I'm not sure what country you live in, but the only kind of software company I know of with a budget of 110K for a year would be one where the programmer owns the company and does all the programming himself (I started one like this, back in 1992).
Keep in mind that Steemit is paying for this, and they have a pretty good idea of the costs involved, since they employ their own team to do similar work.
BS - Im a cofounder of a successful enterprise SaaS company serving multi-hundred-million dollar revenue scale clients that employs half a dozen devs and our running dev costs are under 8K a month. Nice try though, the noobs will swallow it hook, line and sinker.
The company that never produces, laid everybody off, and burns money faster the feds, "has a pretty good idea of the costs" of colluding again with the same old insider people.
Sigh.
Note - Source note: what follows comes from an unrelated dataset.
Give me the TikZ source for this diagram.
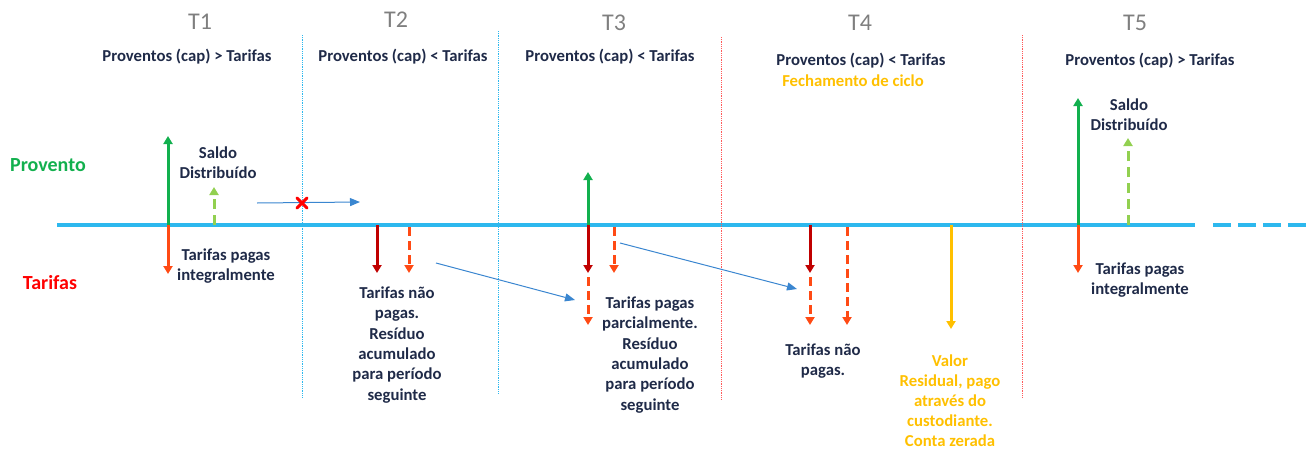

This is why all the provable brains have left, except for those of us that enjoy warming ourselves beside the dumpster fire.
I'd love to find out where you're hiring 6 devs for 8K a month (china, maybe?).
But let's get real and just use the results of the first web search I do on programmer salary in the US:
https://www.careerexplorer.com/careers/computer-programmer/salary/
Why does it matter, are ya racist or something?
It matters because the prices you're listing don't make any sense.
I don't see any point in discussing this further, your "rascism" attack is such an obvious ad hominem.
They make sense to anyone who builds software in the global economy that doesn't inflate their prices to ridiculous levels while realizing the typical onlooker here doesn't know any better.
And my observation, which you label as an attack is far from off the mark.
Just ask any non-US based programmer on this world wide platform who is wondering why you value only US based programmers so much.
You basically just shit on everybody's intelligence here and you want to try and turn it around on me?
You'll have to do better than that. Deflection of truth won't get you very far with credible observers.
Sorry pal. Not buying the bullshit.
Or how about this one: "Projects are now directly funding those who have an interest in blockchain programming because there is a severe skill shortage in this space. From beginners to experts. Even though the average salary of a blockchain engineer in Silicon Valley is $158,000, programmers who have experience in Solidity (language for creating smart contracts) is in short supply and high demand."
https://www.forbes.com/sites/shermanlee/2018/04/11/the-demand-for-blockchain-engineers-is-skyrocketing-but-blockchain-itself-is-redefining-how-theyre-employed/#49f5a5a96715
Right, use the highest (and only?) bidder, got it. That makes good fiscal sense and visibility.